Thursday, April 16, 2015

Bookish ramblings

I thought I'd highlight a few bookish links & some news about one of my favourite series. The British Library Crime Classics have been one of the publishing successes of the last couple of years. I love them. I've always enjoyed Golden Age mysteries & these books are so beautifully produced & attractively presented. It's a real treat to be discovering new authors from this period. After all, what do we do when we've read all of Christie, Sayers, Tey, Marsh & Allingham? I've bought nearly all of the Crime Classics & have reviewed several of them here, here & here. Martin Edwards has become the consultant for the series which means that future titles will be interesting, sometimes surprising & always well worth reprinting. I've just started reading Capital Crimes, a collection of short stories set in London & I was very excited to read on Martin's blog that there are another half dozen books in the series to be published before the end of the year. The British Library also have another series of Spy Classics which I haven't investigated as yet.

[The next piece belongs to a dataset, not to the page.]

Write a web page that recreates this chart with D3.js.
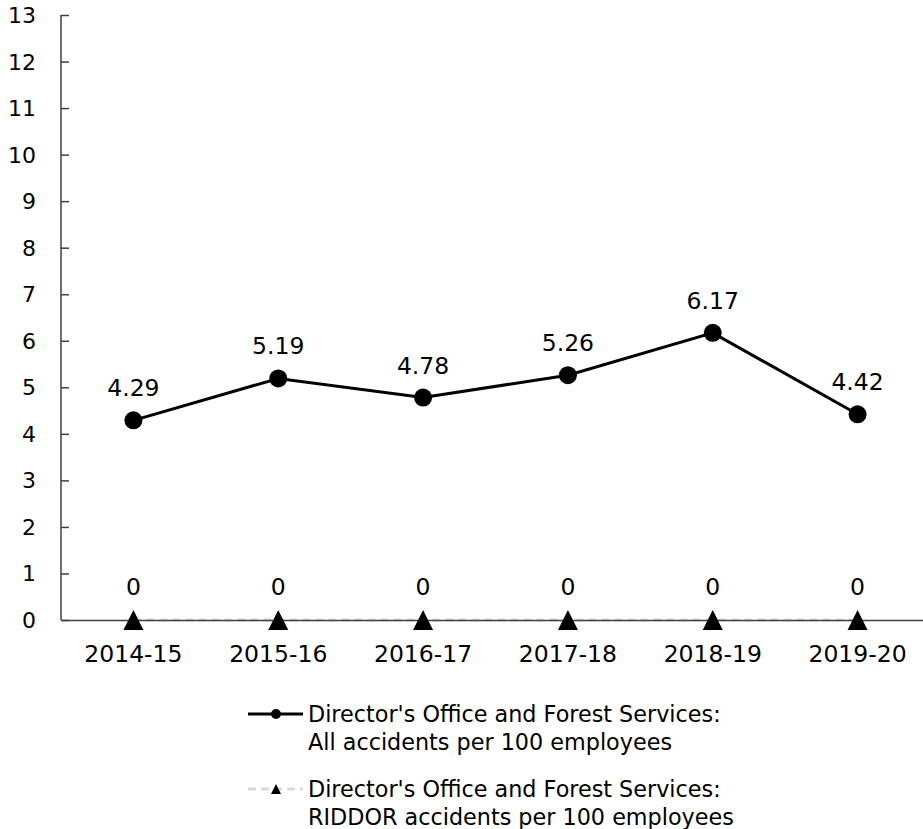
<!DOCTYPE html>
<html><head><meta charset="utf-8">
<script src="https://cdn.jsdelivr.net/npm/d3@7"></script>
<style>body{margin:0;background:#fff}svg{display:block}text{font-family:Verdana,"DejaVu Sans",sans-serif;fill:#000}</style>
</head><body><svg id="c" width="923" height="829"></svg>
<script>
const categories = ["2014-15","2015-16","2016-17","2017-18","2018-19","2019-20"];
const allAccidents = [4.29,5.19,4.78,5.26,6.17,4.42];
const riddorAccidents = [0,0,0,0,0,0];
const yTicks = d3.range(0,14);
const legendLabels = [["Director's Office and Forest Services:","All accidents per 100 employees"],["Director's Office and Forest Services:","RIDDOR accidents per 100 employees"]];

const svg = d3.select("#c");
const x = d3.scaleBand().domain(categories).range([61,930]);
const y = d3.scaleLinear().domain([0,13]).range([620,15]);
const cx = d => x(d)+x.bandwidth()/2;
const triPath = s => `M0,${-s}L${s},${s}L${-s},${s}Z`;

// RIDDOR series line (light dashed)
svg.append("path").datum(riddorAccidents)
  .attr("d", d3.line().x((d,i)=>cx(categories[i])).y(d=>y(d)))
  .attr("fill","none").attr("stroke","#d9d9d9").attr("stroke-width",3).attr("stroke-dasharray","8,5");

// Y axis
const ya = svg.append("g").attr("transform","translate(61,0)")
  .call(d3.axisRight(y).tickValues(yTicks).tickSize(8).tickFormat(""));
ya.select(".domain").attr("stroke","#404040").attr("stroke-width",1.5).attr("d","M0,15V620");
ya.selectAll(".tick line").attr("stroke","#404040").attr("stroke-width",1.5);
svg.append("g").selectAll("text").data(yTicks).join("text")
  .attr("x",36).attr("y",d=>y(d)+8).attr("text-anchor","end")
  .attr("font-size",22).text(d=>d);

// X axis
const xa = svg.append("g").attr("transform","translate(0,620)")
  .call(d3.axisBottom(x).tickSize(0).tickFormat(""));
xa.select(".domain").attr("stroke","#404040").attr("stroke-width",1.5);
svg.append("g").selectAll("text").data(categories).join("text")
  .attr("x",d=>cx(d)).attr("y",662).attr("text-anchor","middle")
  .attr("font-size",23.5).text(d=>d);

// All accidents line
svg.append("path").datum(allAccidents)
  .attr("d", d3.line().x((d,i)=>cx(categories[i])).y(d=>y(d)))
  .attr("fill","none").attr("stroke","#000").attr("stroke-width",3);
svg.append("g").selectAll("circle").data(allAccidents).join("circle")
  .attr("cx",(d,i)=>cx(categories[i])).attr("cy",d=>y(d)).attr("r",9).attr("fill","#000");
svg.append("g").selectAll("text").data(allAccidents).join("text")
  .attr("x",(d,i)=>cx(categories[i])).attr("y",d=>y(d)-24).attr("text-anchor","middle")
  .attr("font-size",23.5).text(d=>d.toFixed(2));

// RIDDOR markers
svg.append("g").selectAll("path").data(riddorAccidents).join("path")
  .attr("d",triPath(10)).attr("transform",(d,i)=>`translate(${cx(categories[i])},${y(d)})`).attr("fill","#000");
svg.append("g").selectAll("text").data(riddorAccidents).join("text")
  .attr("x",(d,i)=>cx(categories[i])).attr("y",d=>y(d)-25).attr("text-anchor","middle")
  .attr("font-size",23.5).text(d=>d);

// Legend
const lg = svg.append("g");
lg.append("line").attr("x1",248).attr("x2",303).attr("y1",714).attr("y2",714).attr("stroke","#000").attr("stroke-width",3);
lg.append("circle").attr("cx",276).attr("cy",714).attr("r",5).attr("fill","#000");
lg.append("line").attr("x1",248).attr("x2",303).attr("y1",789).attr("y2",789).attr("stroke","#d9d9d9").attr("stroke-width",3).attr("stroke-dasharray","8,5");
lg.append("path").attr("d",triPath(5)).attr("transform","translate(276,789)").attr("fill","#000");
legendLabels.forEach((lines,k)=>{
  lines.forEach((t,j)=>{
    lg.append("text").attr("x",308).attr("y",[722,797][k]+j*28).attr("font-size",22.3).text(t);
  });
});
</script></body></html>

The latest edition of Shiny New Books is available to read here. I've just finished reading a gorgeous book about the artists Rex Whistler so I was very interested to read the review of A Curious Friendship by Anna Thomasson, about the friendship between Whistler & Edith Olivier. There's also an article by Anna Thomasson about her research for the book, which I always find fascinating. I was also interested to read Desperate Reader's review of George Gissing's The Whirlpool, just reprinted by Penguin. I love Gissing & I've only read a couple of his books. There are lots of other reviews & interviews, including a review of Capital Crimes & an interview with Robert Davies, the publisher of the British Library Crime Classics. There's another interview with Davies here, on a blog I've just discovered, Past Offences.

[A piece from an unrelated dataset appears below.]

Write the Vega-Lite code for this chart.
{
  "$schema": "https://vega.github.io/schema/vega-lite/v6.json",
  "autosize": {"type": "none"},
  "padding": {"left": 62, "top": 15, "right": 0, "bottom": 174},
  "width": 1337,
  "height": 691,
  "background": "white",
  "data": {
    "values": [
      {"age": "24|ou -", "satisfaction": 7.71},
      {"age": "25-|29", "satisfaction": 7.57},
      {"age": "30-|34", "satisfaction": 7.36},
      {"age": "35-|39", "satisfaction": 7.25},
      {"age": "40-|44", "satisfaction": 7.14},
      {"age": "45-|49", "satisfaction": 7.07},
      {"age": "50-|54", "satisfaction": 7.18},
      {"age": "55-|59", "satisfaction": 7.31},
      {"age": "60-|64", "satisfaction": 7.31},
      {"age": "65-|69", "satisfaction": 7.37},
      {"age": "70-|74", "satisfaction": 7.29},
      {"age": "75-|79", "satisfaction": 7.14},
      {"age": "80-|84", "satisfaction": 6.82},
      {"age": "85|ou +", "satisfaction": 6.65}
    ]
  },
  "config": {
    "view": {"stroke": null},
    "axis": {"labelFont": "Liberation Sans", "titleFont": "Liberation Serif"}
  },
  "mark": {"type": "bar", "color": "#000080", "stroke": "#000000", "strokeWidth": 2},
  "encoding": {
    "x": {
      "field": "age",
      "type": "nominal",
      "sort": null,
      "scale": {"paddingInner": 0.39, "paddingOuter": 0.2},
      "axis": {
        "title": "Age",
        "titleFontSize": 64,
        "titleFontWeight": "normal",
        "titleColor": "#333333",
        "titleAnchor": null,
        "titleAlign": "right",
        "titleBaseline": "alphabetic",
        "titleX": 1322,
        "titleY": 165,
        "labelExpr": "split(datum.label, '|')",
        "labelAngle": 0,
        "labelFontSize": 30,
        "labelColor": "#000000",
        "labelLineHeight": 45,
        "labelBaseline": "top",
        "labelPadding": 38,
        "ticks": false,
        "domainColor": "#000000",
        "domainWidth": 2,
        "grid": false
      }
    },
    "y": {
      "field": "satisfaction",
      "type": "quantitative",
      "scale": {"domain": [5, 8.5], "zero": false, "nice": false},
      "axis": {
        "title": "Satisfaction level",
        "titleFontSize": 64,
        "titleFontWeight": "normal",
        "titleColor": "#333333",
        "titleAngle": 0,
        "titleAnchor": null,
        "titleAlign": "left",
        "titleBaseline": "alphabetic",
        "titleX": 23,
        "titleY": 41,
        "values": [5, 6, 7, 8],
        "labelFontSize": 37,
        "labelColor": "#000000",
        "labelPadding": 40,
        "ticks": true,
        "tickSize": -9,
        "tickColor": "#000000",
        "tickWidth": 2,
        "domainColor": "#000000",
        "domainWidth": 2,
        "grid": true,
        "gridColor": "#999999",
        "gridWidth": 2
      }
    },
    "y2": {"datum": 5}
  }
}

Margin Notes Books have just reprinted one of my favourite books, Mara Kay's The Youngest Lady In Waiting. This is the book that first interested me in Russian history. It's about a young girl who becomes lady in waiting to Grand Duchess Alexandra, wife of the future Nicholas I. It's set at the time of the Decembrist revolt in 1825. I borrowed it from my school library so often that they should have just let me keep it. I'd never seen a copy since (the cover above is the edition I read) so I was beside myself when I read than it was to be reprinted. I've bought the first book, Masha (also just reprinted by Margin Notes Books) which, funnily enough, I only read once all those years ago

& The Youngest Lady In Waiting arrived yesterday! I've been dipping in & reading bits & pieces & I can't believe it's 35 years since I last read it, it's all so familiar. I have a feeling I'll be dropping everything to read this next.

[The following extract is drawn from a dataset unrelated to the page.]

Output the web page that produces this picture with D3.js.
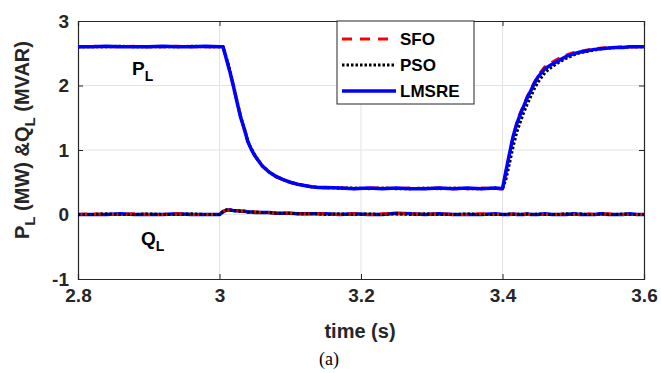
<!DOCTYPE html>
<html>
<head>
<meta charset="utf-8">
<script src="https://cdn.jsdelivr.net/npm/d3@7"></script>
<style>
  body { margin: 0; background: #fff; }
  text { font-family: "Liberation Sans", Arial, sans-serif; }
</style>
</head>
<body>
<div id="chart"></div>
<script>
// time samples (s)
var time = [2.80, 2.82, 2.84, 2.86, 2.88, 2.90, 2.92, 2.94, 2.96, 2.98, 3.00,
  3.005, 3.01, 3.015, 3.02, 3.025, 3.03, 3.035, 3.04, 3.045, 3.05, 3.06, 3.07, 3.08, 3.09, 3.10, 3.11, 3.12, 3.13, 3.14, 3.15,
  3.17, 3.19, 3.21, 3.23, 3.25, 3.27, 3.29, 3.31, 3.33, 3.35, 3.37, 3.39, 3.40,
  3.405, 3.41, 3.415, 3.42, 3.425, 3.43, 3.435, 3.44, 3.445, 3.45, 3.46, 3.47, 3.48, 3.49, 3.50, 3.51, 3.52, 3.53, 3.54, 3.55, 3.56, 3.57, 3.58, 3.59, 3.60];

// P_L (MW)
var pSFO = [2.60, 2.61, 2.60, 2.60, 2.61, 2.60, 2.60, 2.61, 2.60, 2.60, 2.60,
  2.60, 2.41, 2.21, 1.98, 1.74, 1.51, 1.32, 1.14, 1.00, 0.91, 0.75, 0.66, 0.58, 0.54, 0.50, 0.47, 0.45, 0.43, 0.42, 0.41,
  0.41, 0.40, 0.41, 0.41, 0.40, 0.41, 0.40, 0.41, 0.40, 0.40, 0.41, 0.40, 0.40,
  0.66, 0.94, 1.20, 1.41, 1.57, 1.70, 1.83, 1.94, 2.05, 2.15, 2.29, 2.36, 2.42, 2.47, 2.51, 2.53, 2.55, 2.57, 2.58, 2.59, 2.59, 2.60, 2.60, 2.60, 2.60];
var pPSO = [2.60, 2.60, 2.60, 2.61, 2.60, 2.60, 2.60, 2.60, 2.61, 2.60, 2.60,
  2.60, 2.42, 2.22, 1.99, 1.75, 1.52, 1.34, 1.14, 1.02, 0.92, 0.76, 0.66, 0.59, 0.54, 0.50, 0.47, 0.45, 0.43, 0.42, 0.42,
  0.41, 0.41, 0.40, 0.41, 0.40, 0.40, 0.41, 0.40, 0.41, 0.40, 0.40, 0.41, 0.40,
  0.55, 0.80, 1.05, 1.27, 1.43, 1.58, 1.71, 1.83, 1.95, 2.05, 2.20, 2.29, 2.36, 2.42, 2.47, 2.51, 2.53, 2.55, 2.57, 2.58, 2.59, 2.59, 2.60, 2.60, 2.60];
var pLMSRE = [2.60, 2.60, 2.61, 2.60, 2.60, 2.60, 2.61, 2.60, 2.60, 2.61, 2.60,
  2.60, 2.40, 2.20, 1.97, 1.73, 1.50, 1.33, 1.13, 1.01, 0.91, 0.76, 0.66, 0.59, 0.54, 0.50, 0.47, 0.45, 0.43, 0.42, 0.42,
  0.41, 0.40, 0.41, 0.40, 0.41, 0.40, 0.40, 0.41, 0.40, 0.41, 0.40, 0.41, 0.40,
  0.68, 0.95, 1.21, 1.40, 1.55, 1.68, 1.81, 1.92, 2.03, 2.13, 2.26, 2.33, 2.39, 2.45, 2.49, 2.52, 2.54, 2.56, 2.57, 2.58, 2.59, 2.59, 2.60, 2.60, 2.60];

// Q_L (MVAR)
var qSFO = [0.00, 0.01, 0.00, 0.00, 0.01, 0.00, 0.00, 0.01, 0.00, 0.00, 0.00,
  0.05, 0.07, 0.07, 0.06, 0.06, 0.05, 0.05, 0.04, 0.04, 0.04, 0.03, 0.03, 0.02, 0.02, 0.02, 0.01, 0.01, 0.01, 0.01, 0.01,
  0.00, 0.01, 0.00, 0.01, 0.01, 0.01, 0.00, 0.01, 0.00, 0.00, 0.01, 0.00, 0.00,
  0.01, 0.00, 0.01, 0.00, 0.00, 0.01, 0.00, 0.00, 0.01, 0.00, 0.00, 0.01, 0.00, 0.01, 0.00, 0.00, 0.01, 0.00, 0.00, 0.01, 0.00, 0.00, 0.01, 0.00, 0.00];
var qPSO = [0.00, 0.00, 0.01, 0.00, 0.00, 0.01, 0.00, 0.00, 0.01, 0.00, 0.00,
  0.05, 0.07, 0.07, 0.06, 0.06, 0.05, 0.05, 0.04, 0.04, 0.04, 0.03, 0.03, 0.02, 0.02, 0.02, 0.01, 0.01, 0.01, 0.01, 0.00,
  0.01, 0.00, 0.01, 0.00, 0.01, 0.00, 0.01, 0.00, 0.00, 0.01, 0.00, 0.00, 0.00,
  0.00, 0.01, 0.00, 0.00, 0.01, 0.00, 0.01, 0.00, 0.00, 0.01, 0.00, 0.00, 0.00, 0.01, 0.00, 0.01, 0.00, 0.00, 0.01, 0.00, 0.00, 0.01, 0.00, 0.00, 0.00];
var qLMSRE = [0.00, 0.00, 0.00, 0.01, 0.00, 0.00, 0.00, 0.01, 0.00, 0.00, 0.00,
  0.04, 0.07, 0.07, 0.06, 0.06, 0.05, 0.05, 0.04, 0.04, 0.03, 0.03, 0.03, 0.02, 0.02, 0.02, 0.01, 0.01, 0.01, 0.01, 0.01,
  0.00, 0.01, 0.00, 0.00, 0.02, 0.01, 0.00, 0.01, 0.00, 0.00, 0.00, 0.01, 0.00,
  0.00, 0.00, 0.01, 0.00, 0.00, 0.00, 0.01, 0.00, 0.00, 0.00, 0.01, 0.00, 0.00, 0.00, 0.01, 0.00, 0.00, 0.00, 0.01, 0.00, 0.00, 0.00, 0.01, 0.00, 0.00];

var xTicks = [2.8, 3, 3.2, 3.4, 3.6];
var yTicks = [-1, 0, 1, 2, 3];
var legendNames = ["SFO", "PSO", "LMSRE"];

//styles per method
var styles = {
  SFO:   {color: "#ff0000", dash: "9,7", width: 3},
  PSO:   {color: "#000000", dash: "2.5,2", width: 3},
  LMSRE: {color: "#0000ff", dash: null, width: 3.5}
};

var width = 661, height = 373;
var plotL = 78, plotR = 644, plotT = 21, plotB = 279;

var svg = d3.select("#chart").append("svg")
  .attr("width", width)
  .attr("height", height);

var x = d3.scaleLinear().domain([2.8, 3.6]).range([plotL, plotR]);
var y = d3.scaleLinear().domain([-1, 3]).range([plotB, plotT]);

//grid
svg.append("g").selectAll("line.gx")
  .data(xTicks.slice(1, -1)).enter().append("line")
  .attr("x1", d => x(d)).attr("x2", d => x(d))
  .attr("y1", plotT).attr("y2", plotB)
  .attr("stroke", "#e3e3e3").attr("stroke-width", 1);
svg.append("g").selectAll("line.gy")
  .data(yTicks.slice(1, -1)).enter().append("line")
  .attr("x1", plotL).attr("x2", plotR)
  .attr("y1", d => y(d)).attr("y2", d => y(d))
  .attr("stroke", "#e3e3e3").attr("stroke-width", 1);

//axes (ticks inward)
svg.append("g").attr("transform", "translate(0," + plotB + ")")
  .call(d3.axisBottom(x).tickValues(xTicks).tickSize(-5).tickPadding(10).tickFormat(d => String(d)));
svg.append("g").attr("transform", "translate(" + plotL + ",0)")
  .call(d3.axisLeft(y).tickValues(yTicks).tickSize(-5).tickPadding(9).tickFormat(d => String(d)));
svg.append("g").attr("transform", "translate(0," + plotT + ")")
  .call(d3.axisTop(x).tickValues(xTicks).tickSize(-5).tickFormat(""));
svg.append("g").attr("transform", "translate(" + plotR + ",0)")
  .call(d3.axisRight(y).tickValues(yTicks).tickSize(-5).tickFormat(""));

svg.selectAll(".domain").attr("stroke", "#262626").attr("stroke-width", 1.2);
svg.selectAll(".tick line").attr("stroke", "#262626");
svg.selectAll(".tick text")
  .attr("font-family", "Liberation Sans, Arial, sans-serif")
  .attr("font-size", 19).attr("font-weight", "bold").attr("fill", "#262626");

//lines
var line = d3.line().x((d, i) => x(time[i])).y(d => y(d));

function drawSeries(vals, name) {
  var s = styles[name];
  svg.append("path")
    .attr("d", line(vals))
    .attr("fill", "none")
    .attr("stroke", s.color)
    .attr("stroke-width", s.width)
    .attr("stroke-dasharray", s.dash)
    .attr("stroke-linejoin", "round");
}

drawSeries(qLMSRE, "LMSRE");
drawSeries(qSFO, "SFO");
drawSeries(qPSO, "PSO");
drawSeries(pSFO, "SFO");
drawSeries(pPSO, "PSO");
drawSeries(pLMSRE, "LMSRE");

//annotations P_L and Q_L
var pl = svg.append("text").attr("x", 132).attr("y", 75)
  .attr("font-size", 19).attr("font-weight", "bold").attr("fill", "#000");
pl.append("tspan").text("P");
pl.append("tspan").attr("dy", 6).attr("font-size", 14).text("L");
var ql = svg.append("text").attr("x", 141).attr("y", 245)
  .attr("font-size", 19).attr("font-weight", "bold").attr("fill", "#000");
ql.append("tspan").text("Q");
ql.append("tspan").attr("dy", 6).attr("font-size", 14).text("L");

//legend
var lg = svg.append("g");
lg.append("rect").attr("x", 337).attr("y", 21).attr("width", 137).attr("height", 83)
  .attr("fill", "#fff").attr("stroke", "#262626").attr("stroke-width", 1);
legendNames.forEach(function(n, i) {
  var s = styles[n];
  var yy = 39 + i * 26;
  lg.append("line").attr("x1", 342).attr("x2", 396).attr("y1", yy).attr("y2", yy)
    .attr("stroke", s.color).attr("stroke-width", s.width)
    .attr("stroke-dasharray", n == "SFO" ? "10,8" : s.dash);
  lg.append("text").attr("x", 400).attr("y", yy + 6)
    .attr("font-size", 17).attr("font-weight", "bold").attr("fill", "#000").text(n);
});

//axis labels
svg.append("text").attr("x", 360).attr("y", 338).attr("text-anchor", "middle")
  .attr("font-size", 20).attr("font-weight", "bold").attr("fill", "#262626").text("time (s)");

var yl = svg.append("text").attr("transform", "translate(29,140) rotate(-90)")
  .attr("text-anchor", "middle").attr("font-size", 20).attr("font-weight", "bold").attr("fill", "#262626");
yl.append("tspan").text("P");
yl.append("tspan").attr("dy", 6).attr("font-size", 15).text("L");
yl.append("tspan").attr("dy", -6).text(" (MW) &Q");
yl.append("tspan").attr("dy", 6).attr("font-size", 15).text("L");
yl.append("tspan").attr("dy", -6).text(" (MVAR)");

svg.append("text").attr("x", 329).attr("y", 365).attr("text-anchor", "middle")
  .style("font-family", "Liberation Serif, Times New Roman, serif")
  .attr("font-size", 18).attr("fill", "#000").text("(a)");
</script>
</body>
</html>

Bill Bryson is one of the funniest writers in the world. I know that's quite a bold statement but he makes me laugh so I'm prepared to go out on a limb. One of my favourite Bryson books was Notes from a Small Island, about the UK. Well, after many years & a diversion into books on science & his childhood, Bill Bryson has written another travel book about Britain, The Road to Little Dribbling which will be published later this year. If I'd been keeping up with reading The Bookseller at work, I'd have known about this weeks ago. I'd also have known that Bryson has sold 8,648,774 books in the UK (exactly). As it is, I read about it on Elaine's blog & this article in The Guardian.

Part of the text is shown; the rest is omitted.